One of the oldest still-operating department stores in London, Fortnum & Mason has been in existence since 1707. It was established at 181 Piccadilly by William Fortnum and Hugh Mason. Now owned by Wittington Investments Ltd., it grew from a grocery store into the retail giant it is today. Today, as a holder of a Royal Warrant with Queen Elizabeth II and Prince Charles, they provide groceries and tea to royalty, which isn’t a bad position considering that’s how the company started. Since we’ve covered plenty of London’s elite retail shops such as Liberty’s, Selfridges, and Harrods, now it’s time to discover ten interesting facts about Fortnum & Mason.
William Fortnum acquired his business acumen while working as a footman for Queen Anne. The Hanoverians’ insistence that new candles be used every night meant there was a lot of leftover wax in the morning, wax that Fortnum when then resell for a nice profit. He later began to deal in groceries as well and convinced his landlord, Hugh Mason, to go into business with him. They started as Mason’s shop at St. James’s Market in 1707.
Fortnum & Mason claims to have invented the Scotch Egg in 1738. On the store’s webpage, they state that it was the idea of Fortnum to wrap a hard-boiled egg in sausage meat and breadcrumbs, then fry it. They were also the first grocer to carry Heinz Beans in 1886, which is now an essential part of British cuisine.
Wait a Minute, Mr. Postman
Prior to the establishment of the Post Office in 1839, many shops could set up a business to send and receive mail. Fortnum & Mason provided letter boxes with mail pickup occurring six times a day. Soldiers and sailors received a discount on the service, which continued until the General Post Office was formed.
Fortnum & Mason helped the war effort against Napoleon on Continental Europe by providing British soldiers and sailors with dried fruits, honey, and spices.

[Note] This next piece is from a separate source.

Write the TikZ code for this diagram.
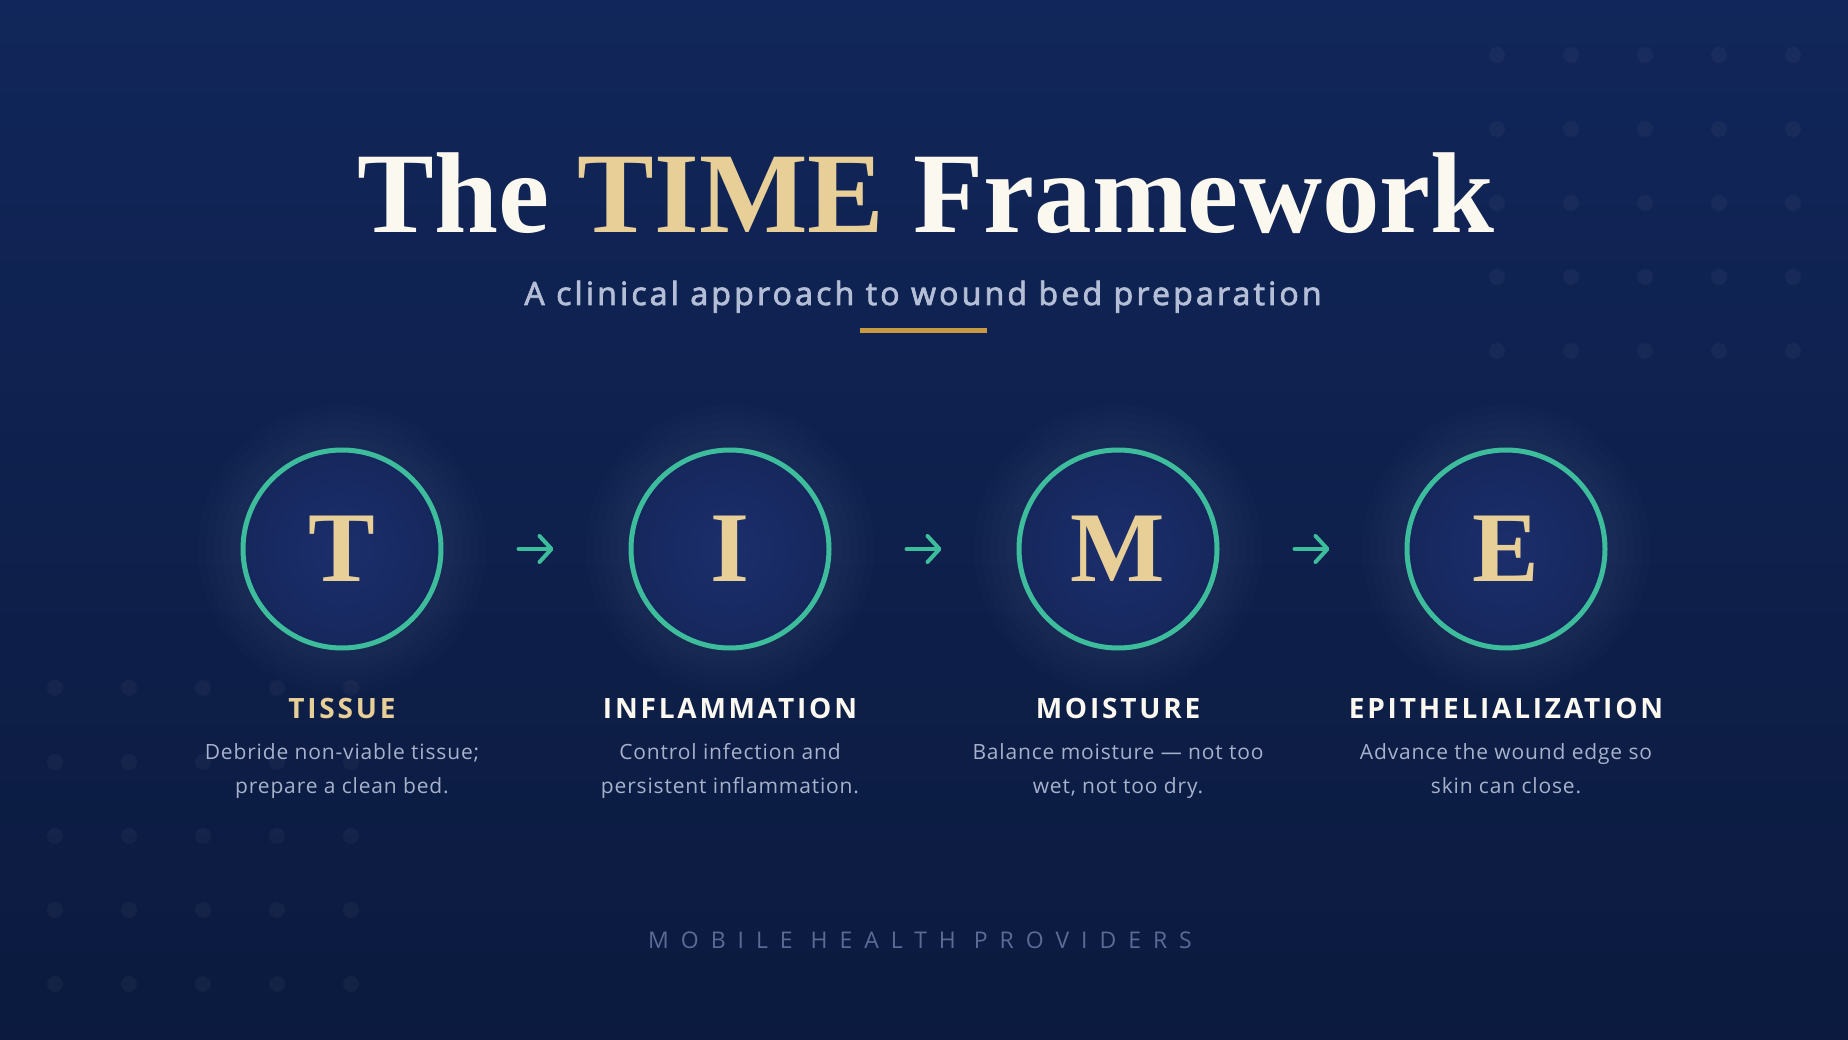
\documentclass[tikz,border=0pt]{standalone}
\usepackage{fontspec}
\setmainfont{Liberation Serif}
\usetikzlibrary{arrows.meta}
\newfontfamily\fTitle{Liberation Serif}
\newfontfamily\fLetter{Liberation Serif}
\newfontfamily\fSans[LetterSpace=4]{Open Sans}
\newfontfamily\fSub[LetterSpace=10,FakeBold=2.5]{Open Sans}
\newfontfamily\fHead[LetterSpace=10]{Open Sans}
\newfontfamily\fFoot[LetterSpace=52]{Open Sans}
\definecolor{bgtop}{HTML}{11265A}
\definecolor{bgbot}{HTML}{0B1A3E}
\definecolor{accent}{HTML}{3DBD9C}
\definecolor{gold}{HTML}{E8CF98}
\definecolor{cream}{HTML}{FBF8EF}
\definecolor{subc}{HTML}{B4BED6}
\definecolor{descc}{HTML}{A6B1CB}
\definecolor{footc}{HTML}{5A6B95}
\definecolor{rulec}{HTML}{C99A44}
\definecolor{cin}{HTML}{1C2F6C}
\definecolor{cout}{HTML}{101F4E}
\pgfdeclareradialshading{circgrad}{\pgfpoint{0bp}{0bp}}{color(0bp)=(cin); color(50bp)=(cout)}
\tikzset{
  letterbox/.style={circle, minimum size=198pt, inner sep=0pt, draw=accent, line width=5pt,
    shading=circgrad, text=gold, font=\fLetter\bfseries\fontsize{100}{100}\selectfont},
  flow/.style={accent, line width=4pt, line cap=round,
    -{Straight Barb[length=12pt,width=26pt,round]}, shorten <=75pt, shorten >=75pt},
  headtext/.style={anchor=base, text=cream, font=\fHead\bfseries\fontsize{28}{32}\selectfont},
  desctext/.style={anchor=base, text=descc, font=\fSans\fontsize{21}{26}\selectfont},
  dotc/.style={fill=white, fill opacity=0.035},
  glow/.style={fill=white, fill opacity=0.01},
  topglow/.style={fill=white, fill opacity=0.005}
}
\begin{document}
\begin{tikzpicture}[x=1pt,y=-1pt]
\useasboundingbox (0,0) rectangle (1848,1040);
\shade[top color=bgtop, bottom color=bgbot] (0,0) rectangle (1848,1040);
% top glow
\foreach \k in {1,...,10} {
  \fill[topglow] (924,200) ellipse ({250+55*\k} and {100+22*\k});
}
% dot grids
\foreach \x in {1497,1571,1645,1719,1793} {
  \foreach \y in {55,129,203,277,351} { \fill[dotc] (\x,\y) circle (8); }
}
\foreach \x in {55,129,203,277,351} {
  \foreach \y in {688,762,836,910,984} { \fill[dotc] (\x,\y) circle (8); }
}
% circle centres
\coordinate (c1) at (342,549);
\coordinate (c2) at (730,549);
\coordinate (c3) at (1118,549);
\coordinate (c4) at (1506,549);
\foreach \c in {c1,c2,c3,c4} {
  \foreach \r in {112,120,128,136,144} { \fill[glow] (\c) circle (\r); }
}
% title
\node[anchor=base, text=cream, font=\fTitle\bfseries\fontsize{115}{120}\selectfont] (title) at (926,233)
  {The \textcolor{gold}{TIME} Framework};
\node[anchor=base, text=subc, font=\fSub\fontsize{32}{38}\selectfont] (sub) at (923,305)
  {A clinical approach to wound bed preparation};
\draw[rulec, line width=5pt] (860,330.5) -- (987,330.5);
% letters
\node[letterbox] (t) at (c1) {T};
\node[letterbox] (i) at (c2) {I};
\node[letterbox] (m) at (c3) {M};
\node[letterbox] (e) at (c4) {E};
\draw[flow] (t) -- (i);
\draw[flow] (i) -- (m);
\draw[flow] (m) -- (e);
% headings
\node[headtext, text=gold] (th) at (342,718) {TISSUE};
\node[headtext] (ih) at (730,718) {INFLAMMATION};
\node[headtext] (mh) at (1118,718) {MOISTURE};
\node[headtext] (eh) at (1506,718) {EPITHELIALIZATION};
% descriptions
\node[desctext] (td1) at (342,759) {Debride non-viable tissue;};
\node[desctext] (td2) at (342,793) {prepare a clean bed.};
\node[desctext] (id1) at (730,759) {Control infection and};
\node[desctext] (id2) at (730,793) {persistent inflammation.};
\node[desctext] (md1) at (1118,759) {Balance moisture — not too};
\node[desctext] (md2) at (1118,793) {wet, not too dry.};
\node[desctext] (ed1) at (1506,759) {Advance the wound edge so};
\node[desctext] (ed2) at (1506,793) {skin can close.};
% footer
\node[anchor=base, text=footc, font=\fFoot\fontsize{23}{28}\selectfont] (foot) at (920,948)
  {MOBILE HEALTH PROVIDERS};
\end{tikzpicture}
\end{document}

Queen Elizabeth II herself opened Fortnum & Mason’s Diamond Jubilee Salon in 2012. It’s a good deal more expensive than other places in the city that offer Afternoon Tea, but you can bet that the store has an excellent selection, considering it’s been dealing in tea since it opened in the 18th Century.
A Very Polite Clock
After W. Garfield Weston became the board chairman, he commissioned a clock for the store in 1964. Serving as a tribute to founders William Fortnum and Hugh Mason, the clock above the entrance has facsimiles of the two founders come out on the hour and bow to each other while 18th Century music plays.
Meals Ready to Eat
Fortnum & Mason lead the way on pre-prepared foods, showing them off at the Great Exhibition of 1851. These dishes included “poultry and game in aspic, hard-boiled eggs in forcemeat (the famous “Scottish egg”), dry and green turtle, boar’s head, truffles, mangoes… all decorated and prepared so as to require no cutting.” These evolved into the well-known hampers still available today.
Top of the World
Fortnum & Mason food has been all over the world thanks to supplying many an expedition. They even supplied the successful 1922 endeavour to scale Mount Everest. The store supplied 60 tins of qual fois gras and four dozen bottles of champagne. Because if you’re going to celebrate, you better have it large.
Feeling a Bit Dry?
In 2014, Fortnum & Mason partnered with London Distillery Company Ltd. to rebrand and rerelease London Dry Gin. The gin is rectified and hand-bottled less than three miles away from the store at the distillery in Battersea. The recipe contains six organic botanicals.
During World War II, Fortnum & Mason offered a special Officers’ Department that sold items such as insect powder, exotic cigarettes, and other luxury items exclusively for the brass. They even sold a silver-plated “spork”.